Итак, основная ставка была сделана на Мировую революцию или, хотя бы, на революционные волнения в воюющих странах, способные повлиять на ход переговоров. Напомним, что Ленин вернулся в апреле 1917 года в Россию будучи твердо убежден: Европа стоит на пороге социалистической революции. «Я счастлив приветствовать в вашем лице победившую русскую революцию, приветствовать вас как передовой отряд всемирной пролетарской армии…» — были первые слова, с которыми Ленин обратился к собравшимся на Финляндском вокзале. «Недалек час, когда по призыву нашего товарища, Карла Либкнехта, народы обратят оружие против своих эксплуататоров-капиталистов… Заря всемирной социалистической революции уже занялась… В Германии все кипит… Не нынче — завтра, каждый день может разразиться крах всего европейского империализма»[465].
Уверенность в скором свершении социалистической революции в передовых странах Европы была не единственным, но весьма существенным фактором, повлиявшим на всю дальнейшую деятельность Ленина в России, начиная от Апрельских тезисов и заканчивая взятием власти в Октябре.
На что же опирался Ленин, к чему взывали Советы в начале 1918 года? «Не нынче — завтра, каждый день может разразиться крах всего европейского империализма», — насколько вообще были обоснованы подобные выводы, и не принимал ли Ленин желаемое за действительное?

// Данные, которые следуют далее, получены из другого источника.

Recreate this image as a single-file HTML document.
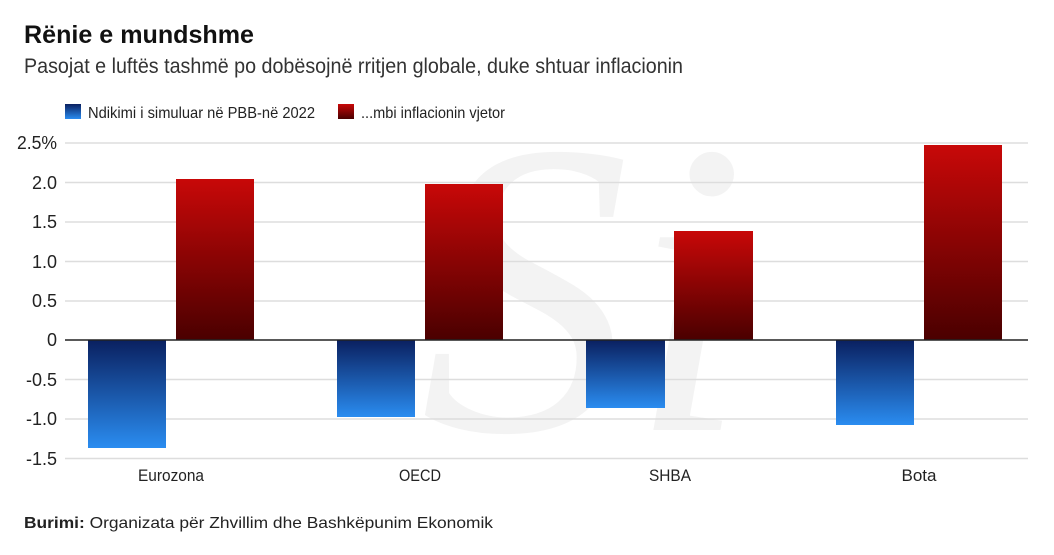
<!DOCTYPE html>
<html><head><meta charset="utf-8"><style>
body{margin:0;background:#fff;width:1054px;height:550px;overflow:hidden;font-family:"Liberation Sans",sans-serif;}
</style></head><body>
<svg width="1054" height="550" xmlns="http://www.w3.org/2000/svg" font-family="Liberation Sans, sans-serif">
<defs>
<linearGradient id="r" x1="0" y1="0" x2="0" y2="1"><stop offset="0" stop-color="#c80808"/><stop offset="1" stop-color="#4a0000"/></linearGradient>
<linearGradient id="b" x1="0" y1="0" x2="0" y2="1"><stop offset="0" stop-color="#0a2060"/><stop offset="1" stop-color="#2a8cf0"/></linearGradient>
</defs>
<text x="24" y="43" font-weight="bold" font-size="25" fill="#111" textLength="230" lengthAdjust="spacingAndGlyphs">Rënie e mundshme</text>
<text x="24" y="73" font-size="21" fill="#333" textLength="659" lengthAdjust="spacingAndGlyphs">Pasojat e luftës tashmë po dobësojnë rritjen globale, duke shtuar inflacionin</text>
<text x="420" y="430" font-family="Liberation Serif, serif" font-style="italic" font-size="420" fill="#f3f3f3">Si</text>
<rect x="65" y="104" width="16" height="15" fill="url(#b)"/>
<text x="88" y="118" font-size="16" fill="#222" textLength="227" lengthAdjust="spacingAndGlyphs">Ndikimi i simuluar në PBB-në 2022</text>
<rect x="338" y="104" width="16" height="15" fill="url(#r)"/>
<text x="361" y="118" font-size="16" fill="#222" textLength="144" lengthAdjust="spacingAndGlyphs">...mbi inflacionin vjetor</text>
<g stroke="#ddd" stroke-width="1.5">
<line x1="65" x2="1028" y1="143" y2="143"/><line x1="65" x2="1028" y1="182.5" y2="182.5"/>
<line x1="65" x2="1028" y1="222" y2="222"/><line x1="65" x2="1028" y1="261.5" y2="261.5"/>
<line x1="65" x2="1028" y1="301" y2="301"/><line x1="65" x2="1028" y1="379.5" y2="379.5"/>
<line x1="65" x2="1028" y1="419" y2="419"/><line x1="65" x2="1028" y1="458.5" y2="458.5"/>
</g>
<g font-size="18" fill="#222" text-anchor="end">
<text x="57" y="149" textLength="40" lengthAdjust="spacingAndGlyphs">2.5%</text><text x="57" y="189">2.0</text><text x="57" y="228">1.5</text>
<text x="57" y="268">1.0</text><text x="57" y="307">0.5</text><text x="57" y="346">0</text>
<text x="57" y="386">-0.5</text><text x="57" y="425">-1.0</text><text x="57" y="465">-1.5</text>
</g>
<rect x="88" y="340" width="78" height="108" fill="url(#b)"/>
<rect x="176" y="179" width="78" height="161" fill="url(#r)"/>
<rect x="337" y="340" width="78" height="77" fill="url(#b)"/>
<rect x="425" y="184" width="78" height="156" fill="url(#r)"/>
<rect x="586" y="340" width="79" height="68" fill="url(#b)"/>
<rect x="674" y="231" width="79" height="109" fill="url(#r)"/>
<rect x="836" y="340" width="78" height="85" fill="url(#b)"/>
<rect x="924" y="145" width="78" height="195" fill="url(#r)"/>
<line x1="65" x2="1028" y1="340" y2="340" stroke="#222" stroke-width="1.5"/>
<g font-size="17" fill="#222" text-anchor="middle">
<text x="171" y="481" textLength="66" lengthAdjust="spacingAndGlyphs">Eurozona</text><text x="420" y="481" textLength="42" lengthAdjust="spacingAndGlyphs">OECD</text><text x="670" y="481" textLength="42" lengthAdjust="spacingAndGlyphs">SHBA</text><text x="919" y="481" textLength="35" lengthAdjust="spacingAndGlyphs">Bota</text>
</g>
<text x="24" y="528" font-size="16" fill="#222" textLength="469" lengthAdjust="spacingAndGlyphs"><tspan font-weight="bold">Burimi:</tspan> Organizata për Zhvillim dhe Bashkëpunim Ekonomik</text>
</svg>
</body></html>
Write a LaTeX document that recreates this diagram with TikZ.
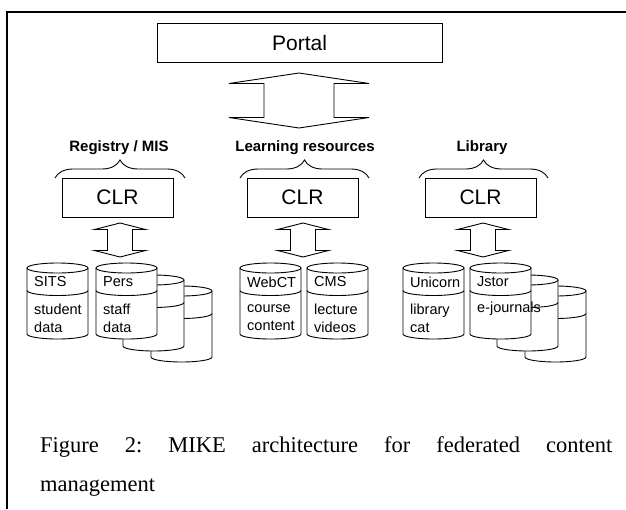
\documentclass[tikz,border=0pt]{standalone}
\usepackage{fontspec}
\setmainfont{Liberation Serif}
\newfontfamily\arialf{Liberation Sans}
\usetikzlibrary{decorations.pathreplacing}

\tikzset{
  boxnode/.style={draw,line width=0.9pt,inner sep=0pt,font=\arialf\fontsize{21}{24}\selectfont},
  grouplabel/.style={inner sep=0pt,font=\arialf\bfseries\fontsize{15}{18}\selectfont},
  dbtext/.style={anchor=west,align=left,inner sep=0pt,font=\arialf\fontsize{14.5}{18}\selectfont},
  curly/.style={decorate,decoration={brace,amplitude=18pt},line width=0.9pt},
  % database drum, origin = top left corner
  pics/drum/.style={code={
    \fill[white] (0,5) -- (0,71) .. controls (0,73.76) and (13.66,76) .. (30.5,76)
      .. controls (47.34,76) and (61,73.76) .. (61,71) -- (61,5) -- cycle;
    \draw[line width=0.9pt] (0,5) -- (0,71) .. controls (0,73.76) and (13.66,76) .. (30.5,76)
      .. controls (47.34,76) and (61,73.76) .. (61,71) -- (61,5);
    \draw[line width=0.9pt,fill=white] (30.5,5) ellipse [x radius=30.5,y radius=5];
    \draw[line width=0.9pt] (0,27.5) .. controls (0,30.26) and (13.66,32.5) .. (30.5,32.5)
      .. controls (47.34,32.5) and (61,30.26) .. (61,27.5);
  }},
  % double block arrow: length, head, half head width, half shaft width
  pics/blockarrow/.style n args={4}{code={
    \draw[line width=0.9pt] (0,{-#1/2}) -- ({-#3},{-#1/2+#2}) -- ({-#4},{-#1/2+#2})
      -- ({-#4},{#1/2-#2}) -- ({-#3},{#1/2-#2}) -- (0,{#1/2}) -- (#3,{#1/2-#2})
      -- (#4,{#1/2-#2}) -- (#4,{-#1/2+#2}) -- (#3,{-#1/2+#2}) -- cycle;
  }}
}

\begin{document}
\begin{tikzpicture}[x={(1pt,0pt)},y={(0pt,-1pt)}]
\useasboundingbox (0,0) rectangle (626,509);
\draw[line width=1.3pt] (626,12) -- (7,12) -- (7,509);

\node[boxnode,minimum width=285pt,minimum height=39pt] (portal) at (299.5,42.5) {Portal};
\pic at (299,100.5) {blockarrow={55}{10.5}{70}{35}};

% the three groups
\node[grouplabel] (reglab) at (119,148) {Registry / MIS};
\node[grouplabel] (learnlab) at (305,148) {Learning resources};
\node[grouplabel] (liblab) at (482,148) {Library};
\draw[curly] (55,178) -- (185,178);
\draw[curly] (240,178) -- (369,178);
\draw[curly] (419,178) -- (548,178);

\node[boxnode,minimum width=111pt,minimum height=39pt] (clrreg) at (117.5,197.5) {CLR};
\node[boxnode,minimum width=111pt,minimum height=39pt] (clrlearn) at (302.5,197.5) {CLR};
\node[boxnode,minimum width=111pt,minimum height=39pt] (clrlib) at (480.5,197.5) {CLR};

\foreach \ax in {120,303,483}
  \pic at (\ax,240) {blockarrow={34}{6.5}{25.5}{12.5}};

% stacked drums behind
\foreach \gx in {96,470} {
  \pic at ({\gx+55},286) {drum};
  \pic at ({\gx+27},275) {drum};
}
\foreach \cx in {27,96,240,307,403,470}
  \pic at (\cx,263) {drum};

\node[dbtext] (sits) at (34,282) {SITS};
\node[dbtext] (sitsdata) at (34,318) {student\\data};
\node[dbtext] (pers) at (103,282) {Pers};
\node[dbtext] (persdata) at (103,318) {staff\\data};
\node[dbtext] (webct) at (247,282) {WebCT};
\node[dbtext] (webctdata) at (247,318) {course\\content};
\node[dbtext] (cms) at (314,282) {CMS};
\node[dbtext] (cmsdata) at (314,318) {lecture\\videos};
\node[dbtext] (unicorn) at (410,282) {Unicorn};
\node[dbtext] (unicorndata) at (410,318) {library\\cat};
\node[dbtext] (jstor) at (477,282) {Jstor};
\node[dbtext] (jstordata) at (477,309) {e-journals};

\node[anchor=north west,inner sep=0pt,text width=572pt,align=justify,
  font=\fontsize{22.5}{39}\selectfont\frenchspacing] (caption) at (40,436)
  {Figure 2: MIKE architecture for federated content\linebreak management};
\end{tikzpicture}
\end{document}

С первых чисел января 1918 года волнения охватили Австро-Венгрию. Страны Четверного союза были истощены войной, картофель заменялся брюквой, а нормы отпуска хлеба в Вене достигли предельного минимума[466]. Начавшись как продовольственные бунты, беспорядки быстро переросли в политические выступления. 15 января в Вене прошли массовые рабочие собрания, принявшие резолюции протеста по поводу отсутствия сообщений о мирных переговорах с Россией. На них звучали требования о немедленном заключении демократического мира и предоставлении гарантий самоопределения Польше, Литве и Курляндии. 17 января в Вене и ряде провинциальных городов началась массовая забастовка. В Вене забастовал арсенал, государственные заводы, работающие на оборону, частные заводы. В Брюнне, Кракове и Будапеште происходили демонстрации с требованием немедленного заключения всеобщего мира. В дневнике Чернина 17 января записано: «Дурные вести из Вены и окрестностей, сильное забастовочное движение, вызываемое сокращением мучного пайка и вялым ходом Брестских переговоров»[467].